I bought this package of Gyokuro in mesh tea bags about 3 years ago at my local Mitsuwa (Mitsuwa is a Japanese/Asian grocery store outside of Chicago, and my local one is about a 2 1/2 hour drive away!). I had it at work for a year, didn’t drink it much, then brought it home when I left my job and still didn’t drink it much. Luckily, the individual tea bags are packaged in plastic/mylar sealed envelopes and this tea doesn’t seem to have changed since I bought it and tried it at work. Oh, except that the water at work tasted GROSS and I didn’t have a temperature-controlled kettle there so I was guessing on the temperature. I can only hope that any job I might get in the future has decent-tasting water if I am ever going to have tea at work again. For right now: I drink unemployed. At home. Where I have lovely water—and access to nice packaged spring water if that’s what I feel like using.

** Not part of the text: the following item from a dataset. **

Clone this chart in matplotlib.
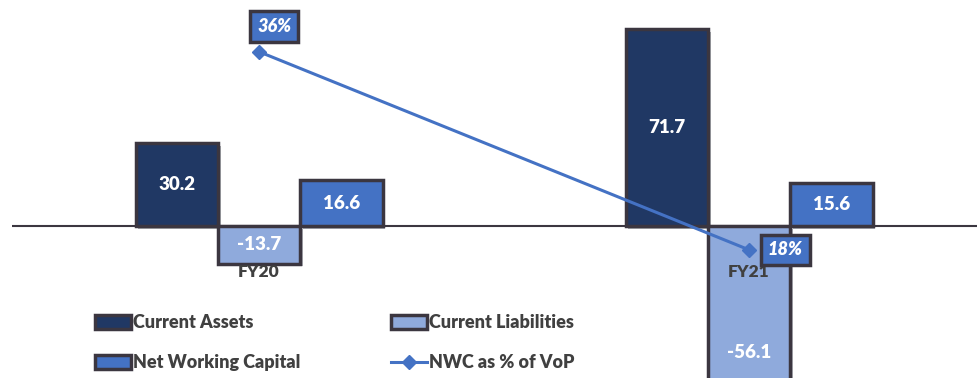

In the leaf, this is not really in the leaf: it’s in tiny pieces. Maybe this is the broken pieces left over from processing gyokuro in larger leaf form, that then gets sold at a more expensive price? I don’t know if they do that, but it would explain why this is relatively cheap (currently retails on the Walmart.com website at $7.20, which I guess is not grocery-store priced, but then bulk gyokuro is normally very expensive; Harney & Sons’ 4 oz. loose tin is currently $65). There isn’t much in each tea bag either; it looks like a scant teaspoon. It has the dark green look that gyokuro leaves should have, and smells grassy and rich like other gyokuro I’ve had.

Unfortunately in the brew, while it has that typical light green almost fluorescent look, it’s not as flavorful as other gyokuros I’ve had. I know from experience that the package directions of steeping for 30-60 sec. are meant to be followed (I tried it once for 3 minutes, and it was undrinkably bitter), yet everything about the taste and scent at a little more than a minute is muted: grassiness, but only a bit; butteriness, but only a bit; spinach-y, but only a bit.

What I get in terms of taste is primarily mineral-ish/bitter, and this gets stronger over the course of drinking the cup, because there is tea powder in the bottom of the cup, which keeps brewing during drinking. Hoping not to have this happen, I normally brew anything powdery or tiny (like rooibos) in a paper filter so this does NOT happen. If I wanted to drink tea powder I’d drink matcha! And I usually don’t. It adds to the caffeine content and overbrews naturally delicate tea, and in this case it’s giving me a tummy ache. If I’m going to consume tea leaf, I want to KNOW I’m consuming tea leaf. And in this case I didn’t notice it until halfway through the cup, though I should have known since the liquor itself is not transparent.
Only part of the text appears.